Okaysou reports that the machine I tested puts out 10, 23, and 30 decibels worth of noise, depending on the power setting. I measured each setting using a recording app on my phone and got 9, 21, and 29 decibels, so even less than the company advertised. For reference, these sound levels range from barely audible to the sound output of a whispered conversation. One of a purifier’s most important jobs is to blend into its surroundings, and because there isn’t an air purifier on the market that looks good, we will take reduced sound output as a consolation prize.

It should be noted that larger Okaysou units may produce more noise, but a quick scan suggests the company’s commitment to quiet machinery runs across the whole catalog.

What’s Not Good About Okaysou Air Purifiers?

No “auto” mode by default

It’s difficult to describe how necessary and helpful and “auto” mode is until you’ve had a purifier without one. Typically, a purifier will sense when indoor air pollution is spiking—you’re cooking something, your dog is shedding everywhere, there’s a window open nearby, etc.—and shift its power level up to compensate. Okaysou seems to have price gated this feature, which is relatively standard across the market now, behind its purifiers running about $150 and up. This means the pleasantly priced and otherwise impressive air purifier we tested does not come with an auto mode.
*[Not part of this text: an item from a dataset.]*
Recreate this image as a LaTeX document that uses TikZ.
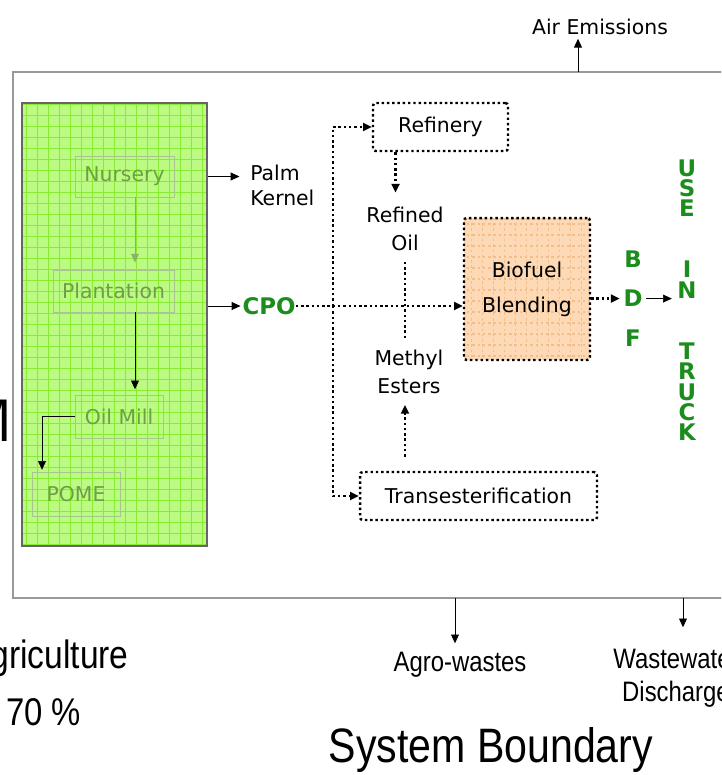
\documentclass[tikz,border=0pt]{standalone}
\usepackage{fontspec}
\setmainfont{DejaVu Sans}
\newfontfamily\narrowfont[FakeStretch=0.85]{Liberation Sans}
\usetikzlibrary{arrows.meta,positioning,calc}

\definecolor{leafgreen}{HTML}{BBFB84}
\definecolor{leafgrid}{HTML}{8AEC32}
\definecolor{leaftext}{HTML}{6E9F45}
\definecolor{peach}{HTML}{FDD9B5}
\definecolor{peachgrid}{HTML}{F2BF8C}
\definecolor{fuelgreen}{HTML}{1C8C1C}

\begin{document}
\begin{tikzpicture}[x=0.02cm, y=-0.02cm,
  lbl/.style={font=\fontsize{11.6}{16}\selectfont, align=center, inner sep=0pt},
  stage/.style={draw=leaftext!60, line width=0.5pt, text=leaftext, font=\fontsize{11.6}{14}\selectfont},
  flow/.style={line width=1.4pt, dash pattern=on 1.4pt off 1.6pt},
  unit/.style={draw, flow, rounded corners=1.5pt, font=\fontsize{11.6}{14}\selectfont},
  tip/.style={-{Triangle[length=5pt,width=4.5pt]}},
  fuel/.style={text=fuelgreen, font=\fontsize{13}{11.6}\selectfont\bfseries, align=center, inner sep=0pt},
  outer/.style={font=\narrowfont\fontsize{16}{19}\selectfont, align=center, inner sep=0pt},
  boundary/.style={draw=black!40, line width=1.2pt},
  % squared paper fill, 11 units a cell, around the node centre
  squared/.style={path picture={\foreach \g in {-396,-385,...,396}
    {\draw[#1, line width=0.8pt] (\g,-400) -- (\g,400) (-400,\g) -- (400,\g);}}}
]
\clip (0,0) rectangle (721,775);

% system boundary and its outputs
\draw[boundary] (13,72) rectangle (760,598);
\coordinate (airout) at (578,72);
\coordinate (agroout) at (455,598);
\coordinate (wasteout) at (683,598);
\node[lbl] (air) at (600,27) {Air Emissions};
\node[outer] (agro) at (460,665) {Agro-wastes};
\node[outer] (waste) at (676,678) {Wastewater\\Discharge};
\draw[thin, tip, shorten >=2pt] (airout) -- (airout |- air.south);
\draw[thin, tip, shorten >=5pt] (agroout) -- (agroout |- agro.north);
\draw[thin, tip, shorten >=12pt] (wasteout) -- (wasteout |- waste.north);

\node[outer, anchor=east, font=\narrowfont\fontsize{22.5}{24}\selectfont] (agri) at (129,658) {Agriculture};
\node[outer, anchor=west, font=\narrowfont\fontsize{22}{24}\selectfont] (share) at (6,712) {70 \%};
\node[outer, anchor=east, font=\fontsize{34}{36}\selectfont\sffamily] (sideM) at (13,421) {M};
\node[outer, font=\narrowfont\fontsize{27.5}{30}\selectfont] (sysb) at (491,750) {System Boundary};

% plantation and mill
\node[draw=black!60, line width=1pt, fill=leafgreen, squared=leafgrid,
  minimum width=3.7cm, minimum height=8.86cm] (farm) at (114.5,324.5) {};
\node[stage, minimum width=1.98cm, minimum height=0.82cm] (nursery) at (124.5,176.5) {Nursery};
\node[stage, minimum width=2.42cm, minimum height=0.84cm] (plant) at (113.5,291) {Plantation};
\node[stage, minimum width=1.76cm, minimum height=0.86cm] (mill) at (119,416.5) {Oil Mill};
\node[stage, minimum width=1.76cm, minimum height=0.88cm] (pome) at (76,494) {POME};
\draw[leaftext!80, thin, tip, shorten >=4pt] ([xshift=0.21cm]nursery.south) -- ([xshift=0.21cm]nursery.south |- plant.north);
\draw[thin, tip, shorten >=3pt] ([xshift=0.43cm]plant.south) -- ([xshift=0.43cm]plant.south |- mill.north);
\draw[thin, tip, shorten >=1pt] (mill.west) -| ([xshift=-0.68cm]pome.north);

% products of the mill
\node[lbl, anchor=west, align=left, font=\fontsize{11.6}{14.2}\selectfont] (kernel) at (250,185) {Palm\\Kernel};
\node[fuel] (cpo) at (269,306) {CPO};
\draw[thin, tip, shorten >=6pt] (farm.east |- nursery) -- (nursery -| kernel.west);
\draw[thin, tip, shorten >=1pt] (farm.east |- cpo) -- (cpo.west);

% conversion routes
\node[unit, minimum width=2.7cm, minimum height=0.96cm] (refinery) at (440.5,127) {Refinery};
\node[unit, minimum width=4.74cm, minimum height=0.96cm] (trans) at (478.5,496) {Transesterification};
\node[unit, fill=peach, squared=peachgrid, minimum width=2.52cm, minimum height=2.84cm, align=center,
  font=\fontsize{11.6}{20}\selectfont] (blend) at (527,289) {Biofuel\\Blending};
\node[lbl] (refined) at (405,229) {Refined\\Oil};
\node[lbl] (methyl) at (409,372) {Methyl\\Esters};
\coordinate (split) at (333,306);

\draw[flow, tip] (cpo.east) -- (cpo.east -| blend.west);
\draw[flow, tip] (split) |- (refinery.west);
\draw[flow, tip] (split) |- (trans.west);
\draw[flow, tip, shorten >=8pt] ([xshift=-0.9cm]refinery.south) -- ([xshift=-0.9cm]refinery.south |- refined.north);
\draw[flow, shorten <=6pt, shorten >=6pt] (refined.south) -- (refined.south |- methyl.north);
\draw[flow, tip, shorten <=8pt, shorten >=6pt] (trans.north -| refined) -- (refined |- methyl.south);

% blended fuel to end use
\node[fuel, anchor=north, font=\fontsize{13}{22.7}\selectfont\bfseries] (bdf) at (633,250) {B\\D\\F};
\node[fuel, anchor=north] (use) at (687,159) {U\\S\\E\\[23.2pt]I\\N\\[23.2pt]T\\R\\U\\C\\K};
\draw[flow, tip, shorten >=2pt] (blend.east |- bdf) -- (bdf.west);
\draw[thin, tip, shorten <=2pt, shorten >=3pt] (bdf.east) -- (bdf.east -| use.west);
\end{tikzpicture}
\end{document}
The absence of this mode isn’t bad so much as it is consistently inconvenient. No one wants to manage their air purifier, but that’s what you have to do to get the most out of one that doesn’t do its job naturally.

Lack of app control

Just like the lack of a universal “automatic” mode, only some Okaysou purifiers are supported by an app. Having used other air purifiers that are paired with apps that beam data to your phone, or allow you to adjust the power level of the machine from afar, I’ll say that the feature isn’t nothing. It’s useful (and occasionally reassuring) to know what’s going on in the air around you. Yes, you see massive and predictable spikes in VOCs when you cook (especially with an open-flame gas burner), but you also see the effect smaller actions have on air quality. For example, lighting a candle will have a noticeable effect on VOC levels in your home. Similarly, opening a window might have a positive impact on your air quality—unless you live in an area with heavy pollution or smog, in which case your purifier will shift into high gear to compensate.
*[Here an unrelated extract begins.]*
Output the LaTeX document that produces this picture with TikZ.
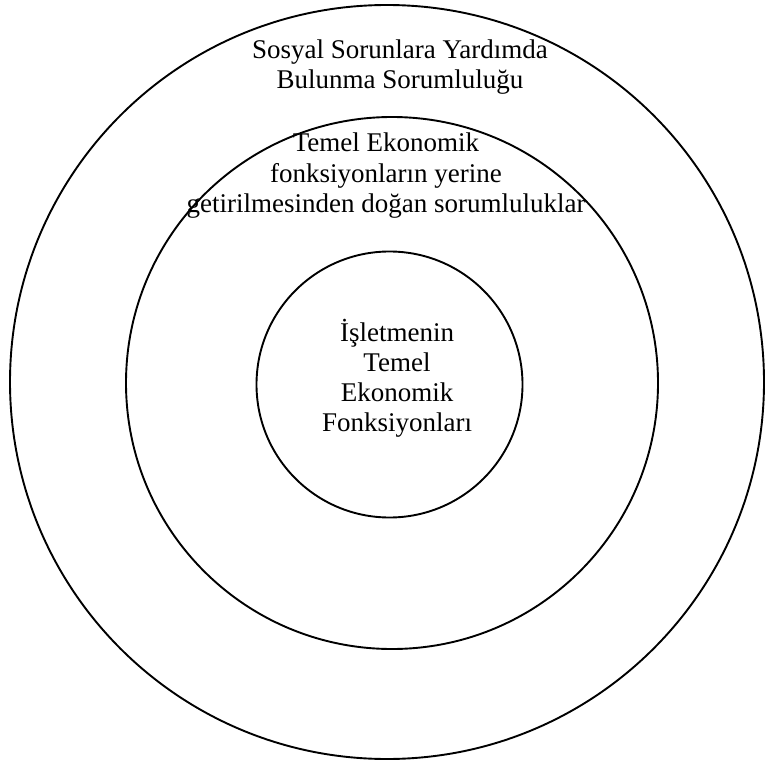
\documentclass[tikz,border=0pt]{standalone}
\usepackage{fontspec}
\setmainfont{Liberation Serif}
\usepackage{tikz}

\begin{document}
\begin{tikzpicture}[x=1pt,y=-1pt,
    ring/.style={draw, circle, line width=1.9pt, inner sep=0pt},
    label/.style={align=center, font=\fontsize{27}{30}\selectfont}]
          \useasboundingbox (0,0) rectangle (766,767);

          % Rings
          \node[ring, minimum size=754pt] (outer) at (387,382) {};
          \node[ring, minimum size=532pt] (middle) at (392,383) {};
          \node[ring, minimum size=266pt] (inner) at (389.5,384.5) {};

          % Texts
          \node[label] (social) at (400,67) {Sosyal Sorunlara Yardımda\\Bulunma Sorumluluğu};
          \node[label, font=\fontsize{27}{30.5}\selectfont] (duties) at (386,176)
            {Temel Ekonomik\\fonksiyonların yerine\\getirilmesinden doğan sorumluluklar};
          \node[label] (core) at (397,378.5) {İşletmenin\\Temel\\Ekonomik\\Fonksiyonları};
        \end{tikzpicture}
\end{document}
These moments may seem tedious, or perhaps overblown, but they’re didactic. They slowly teach you behaviors that manage and mitigate indoor air pollution, and the fact that not all Okaysou purifiers are “smart”—aka they come with app capabilities—is definitely a con. To the brand’s credit, most of its purifier lines do appear to be app-connected, just not its flagship purifier, which is a shame.

The Bottom Line

If you’re looking for an effective and well-built air purifier that won’t break the bank, Okaysou is a solid brand to shop. Purifiers with similar filtration setups from larger brands are typically 30 or 40 percent pricier per unit. That said, not all Okaysou purifiers come with features like app control or “auto” modes, both of which are significant quality of life upgrades for a purifier owner.